Class Algorithm Function of Algorithm Description
oml.ai

Minimum Description Length

Attribute importance for classification or regression

Ranks attributes according to their importance in predicting a target.

oml.ar

Apriori

Association rules

Performs market basket analysis by identifying co-occurring items (frequent itemsets) within a set.

oml.dt

Decision Tree

Classification

Extracts predictive information in the form of human-understandable rules. The rules are if-then-else expressions; they explain the decisions that lead to the prediction.

oml.em

Expectation Maximization

Clustering Performs probabilistic clustering based on a density estimation algorithm.
oml.esa

Explicit Semantic Analysis

Feature extraction

Extracts text-based features from a corpus of documents.
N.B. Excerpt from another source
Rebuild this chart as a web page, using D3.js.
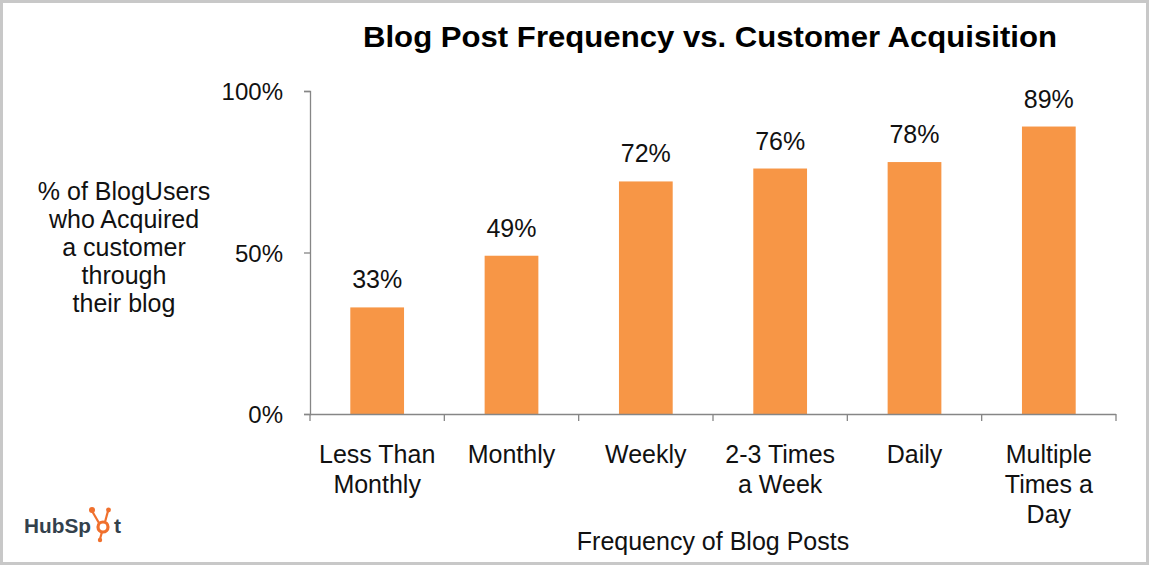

Performs document similarity comparisons.

oml.glm

Generalized Linear Model

Classification

Regression

Implements logistic regression for classification of binary targets and linear regression for continuous targets.

oml.km

k-Means

Clustering

Uses unsupervised learning to group data based on similarity into a predetermined number of clusters.

oml.nb

Naive Bayes

Classification

Makes predictions by deriving the probability of a prediction from the underlying evidence, as observed in the data.

oml.nn

Neural Network

Classification

Regression

Learns from examples and tunes the weights of the connections among the neurons during the learning process.

oml.rf

Random Forest

Classification

Provides an ensemble learning technique for classification of data.

oml.svd

Singular Value Decomposition

Feature extraction

Performs orthogonal linear transformations that capture the underlying variance of the data by decomposing a rectangular matrix into three matrices.

oml.svm

Support Vector Machine

Anomaly detection

Classification

Regression

Builds a model that is a profile of a class, which, when the model is applied, identifies cases that are somehow different from that profile.

Repeatable Results

You can use the case_id parameter in the fit method of the OML4Py machine learning algorithm classes to achieve repeatable sampling, data splits (train and held aside), and random data shuffling.

Persisting Models

In-database models created through the OML4Py API exist as temporary objects that are dropped when the database connection ends unless you take one of the following actions:

  • Save a default-named model object in a datastore, as in the following example:
    regr2 = oml.glm("regression")
    oml.ds.save(regr2, 'regression2')
  • Use the model_name parameter in the fit function when building the model, as in the following example:
    regr2 = regr2.fit(X, y, model_name = 'regression2')
  • Change the name of an existing model using the model_name function of the model, as in the following example:
    regr2(model_name = 'myRegression2')

To drop a persistent named model, use the oml.drop function.

Creating a Model from an Existing In-Database Model

You can create an OML4Py model as a proxy object for an existing in-database machine learning model. The in-database model could have been created through OML4Py, OML4SQL, or OML4R. To do so, when creating the OML4Py, specify the name of the existing model and, optionally, the name of the owner of the model, as in the following example.

ar_mod = oml.ar(model_name = 'existing_ar_model', model_owner = 'SH', **setting)

An OML4Py model created this way persists until you drop it with the oml.drop function.

Scoring New Data with a Model

For most of the OML4Py machine learning classes, you can use the predict and predict_proba methods of the model object to score new data.

For in-database models, you can use the SQL PREDICTION function on model proxy objects, which scores directly in the database. You can use in-database models directly from SQL if you prepare the data properly. For open source models, you can use Embedded Python Execution and enable data-parallel execution for performance and scalability.

Deploying Models Through a REST API

The REST API for Oracle Machine Learning Services provides REST endpoints hosted on an Oracle Autonomous Database instance. These endpoints allow you to store OML models along with their metadata, and to create scoring endpoints for the models.